The defendant has been found guilty of an assault with intent to commit murder. He now claims that the evidence is insufficient to support the verdict.
There is evidence in the record which tends to show that the defendant Watson, when somewhat under the influence of liquor, seized a boy about fifteen years of age, tied him by the neck to his (Watson’s) horse’s tail, using the hair of the horse’s tail for that purpose, then mounted his horse, and, with his pistol in his hand and threats to kill issuing from his mouth, rode about one-quarter of a mile, leading the boy. This journey was also interspersed by incidents such as defendant’s firing his pistol. It further appears that this reckless deed was done by reason of the feeling of hatred held by defendant against the boy’s elder brother.
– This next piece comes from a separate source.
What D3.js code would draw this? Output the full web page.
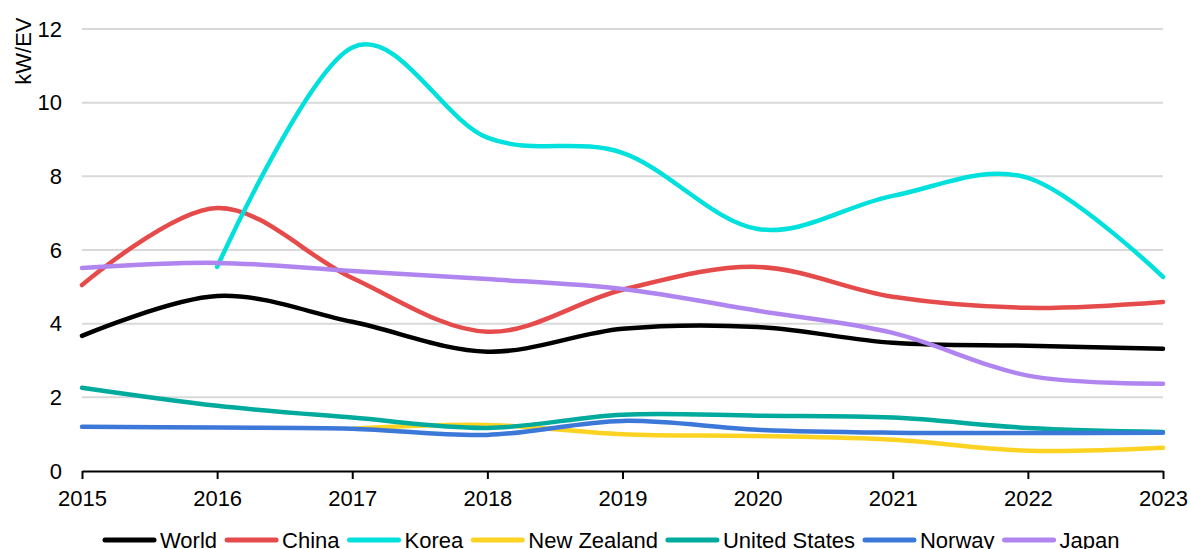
<!DOCTYPE html>
<html>
<head>
<meta charset="utf-8">
<script src="https://cdn.jsdelivr.net/npm/d3@7"></script>
<style>
  body { margin: 0; background: #fff; }
  svg { display: block; font-family: "Liberation Sans", Arial, sans-serif; }
</style>
</head>
<body>
<svg id="chart" width="1190" height="549"></svg>
<script>
// chart data (kW per EV), null = no value
const years = [2015, 2016, 2017, 2018, 2019, 2020, 2021, 2022, 2023];
const world = [3.67, 4.75, 4.05, 3.24, 3.86, 3.91, 3.48, 3.40, 3.32];
const china = [5.05, 7.14, 5.24, 3.78, 4.92, 5.54, 4.73, 4.43, 4.59];
const korea = [null, 5.54, 11.5, 9.05, 8.64, 6.57, 7.47, 7.96, 5.27];
const newZealand = [null, null, 1.15, 1.25, 1.00, 0.95, 0.85, 0.55, 0.63];
const unitedStates = [2.26, 1.77, 1.45, 1.17, 1.53, 1.50, 1.45, 1.17, 1.06];
const norway = [1.20, 1.18, 1.15, 0.98, 1.36, 1.12, 1.04, 1.03, 1.04];
const japan = [5.51, 5.65, 5.43, 5.21, 4.94, 4.35, 3.75, 2.59, 2.37];
const yTicks = [0, 2, 4, 6, 8, 10, 12];

const series = [
    { name: 'World', values: world, color: '#000000' },
    { name: 'China', values: china, color: '#e64b4b' },
    { name: 'Korea', values: korea, color: '#00e0dc' },
    { name: 'New Zealand', values: newZealand, color: '#fdd323' },
    { name: 'United States', values: unitedStates, color: '#00aa9c' },
    { name: 'Norway', values: norway, color: '#3c78d8' },
    { name: 'Japan', values: japan, color: '#b085f0' }
];

const fontSize = 22;
const svg = d3.select('#chart');
const margin = { top: 29, right: 27, bottom: 78, left: 82 };
const width = 1190 - margin.left - margin.right;
const height = 549 - margin.top - margin.bottom;

const g = svg.append('g')
    .attr('transform', `translate(${margin.left},${margin.top})`);

const x = d3.scaleLinear().domain([2015, 2023]).range([0, width]);
const y = d3.scaleLinear().domain([0, 12]).range([height, 0]);

// gridlines
g.selectAll('.grid')
    .data(yTicks.filter(d => d > 0))
    .enter()
    .append('line')
    .attr('x1', 0)
    .attr('x2', width)
    .attr('y1', d => y(d))
    .attr('y2', d => y(d))
    .attr('stroke', '#d9d9d9')
    .attr('stroke-width', 2);

// y axis labels
g.selectAll('.ylab')
    .data(yTicks)
    .enter()
    .append('text')
    .attr('x', -20)
    .attr('y', d => y(d))
    .attr('dy', '0.35em')
    .attr('text-anchor', 'end')
    .attr('font-size', fontSize)
    .attr('fill', '#000')
    .text(d => d);

// y axis title
g.append('text')
    .attr('transform', `translate(${-59},${y(11.4)}) rotate(-90)`)
    .attr('text-anchor', 'middle')
    .attr('dy', '0.35em')
    .attr('font-size', fontSize)
    .text('kW/EV');

// x axis
const xAxis = g.append('g')
    .attr('transform', `translate(0,${height})`)
    .call(d3.axisBottom(x).tickValues(years).tickFormat(d3.format('d')).tickSize(8).tickSizeOuter(0));
xAxis.select('.domain').attr('stroke', '#000').attr('stroke-width', 2);
xAxis.selectAll('.tick line').attr('stroke', '#000').attr('stroke-width', 2);
xAxis.selectAll('.tick text')
    .attr('font-size', fontSize)
    .attr('font-family', '"Liberation Sans", Arial, sans-serif')
    .attr('fill', '#000')
    .attr('dy', '1.1em');

// lines
const line = d3.line()
    .defined(d => d.v !== null)
    .x(d => x(d.year))
    .y(d => y(d.v))
    .curve(d3.curveCardinal.tension(0));

g.selectAll('.series')
    .data(series)
    .enter()
    .append('path')
    .attr('fill', 'none')
    .attr('stroke', d => d.color)
    .attr('stroke-width', 4.5)
    .attr('stroke-linecap', 'round')
    .attr('stroke-linejoin', 'round')
    .attr('d', d => line(years.map((yr, i) => ({ year: yr, v: d.values[i] }))));

// legend
const legend = svg.append('g').attr('transform', 'translate(0,540)');
let lx = 105;
series.forEach(s => {
    legend.append('line')
        .attr('x1', lx)
        .attr('x2', lx + 49)
        .attr('y1', 0)
        .attr('y2', 0)
        .attr('stroke', s.color)
        .attr('stroke-width', 5)
        .attr('stroke-linecap', 'round');
    const t = legend.append('text')
        .attr('x', lx + 55)
        .attr('y', 0)
        .attr('dy', '0.35em')
        .attr('font-size', fontSize)
        .attr('fill', '#000')
        .text(s.name);
    lx += 55 + t.node().getComputedTextLength() + 10;
});
</script>
</body>
</html>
The question as to the intent with which these acts were done by defendant was a pure question of fact, to be determined from all the circumstances of the case; and from those circumstances the jury could well declare that the intent of defendant was to kill and murder this fifteen-year-old boy. It is said in People v. Landman, 103 Cal. 580: “Of course, under these circumstances a person’s intent cannot be proven by direct and positive evidence, yet it is none the less a question of fact to be proven like any other fact in the case, and all the circumstances surrounding the assault furnish the rule upon which its proper solution depends.”
The court instructed the jury as follows: “The law provides that the jury may find the defendant guilty of any offense the commission of which is necessarily included in that with which he is charged, or of an attempt to commit the offense. 2. Under the information in this case the defendant can be convicted of either assault to murder, or of an assault, as the evidence may establish. 3. Gentlemen, the form of your verdict must be either: 1. We, the jury, find the defendant not guilty; or 2. We, the jury, find the defendant guilty as charged; or 3. We, the jury, find the defendant guilty of assault.” Section 245 of the Penal Code provides: “Every person who commits an as*344sault upon the person of another with a deadly weapon or instrument, or hy any means or force likely to produce great bodily injury, is punishable,” et cetera. Under the evidence and the allegations of the information, it is clear that this defendant could well have been convicted of the crime defined by this section of the-Penal Code. If the jury believed the defendant committed the acts indicated by the evidence, and also believed that there was no intent in his mind at the time to kill and murder the boy,.they could well have found a verdict against him of making an assault by means and force likely to produce great bodily injury;-yet, by the instructions of the court just quoted, the jury in effect were told that they could not find such a verdict. They were informed that the defendant could be convicted of an assault with intent to murder, or a simple assault. Bxpressio unius est exclusio alterius. This construction of these instructions is doubly emphasized when we find the court telling the jury that the verdict must be in one of the following forms; and upon examining those forms we find no form of verdict authorized under the section of the Penal Code already quoted.
This defendant’s position upon the matter under discussion is much stronger than we find in those cases where the court fails to instruct at all upon the question. In some of those cases it has been held that the defendant should have asked for an instruction directed to the particular point. But in the present case the giving of the instructions we have quoted is, in substance, a refusal to give an instruction authorizing the jury to find a verdict of guilty against defendant under the aforesaid section of the Penal Code, providing the evidence justified it. In many cases we have held the judge justified in refusing instructions bearing upon lower grades of crime included in the charge laid by the information. These cases have arisen where, under the evidence, it was entirely plain no such crime was committed. In the present case we are unable to say that the evidence does not disclose the character of -assault described in section 245.
The conclusion at which we have arrived is in no degree conflicting with the cases of People v. Arnold, 116 Cal. 687; People v. Scott, 93 Cal. 516; People v. Barney, 114 Cal. 558, and People v. Guidice, 73 Cal. 226. In all of those cases the court gave *345no instruction whatever bearing upon the question, while in this case the court, for all the practical purposes of the trial, did give an instruction which was wrong in law. Again, in all those cases the evidence did not justify an instruction as to the particular grade of crime included in the information. Here the evidence does justify such an instruction. An additional reason is given in some of those cases showing why there was no error committed by the trial court. That reason is to the effect that no instruction by defendant was asked bearing upon the point involved. The trial judge of his own motion should inform the jury in every case as to all the particular crimes involved in the information which the evidence to any extent tends to support. Such is a most commendable practice; but here we are not concerned in that matter, for we have a case much stronger than one where the court did not act at all. It is not a case of nonaction, but erroneous action.
For the foregoing reasons the judgment and order are reversed, and the cause remanded for a new trial.
Harrison, J.. and Van Dyke, J., concurred.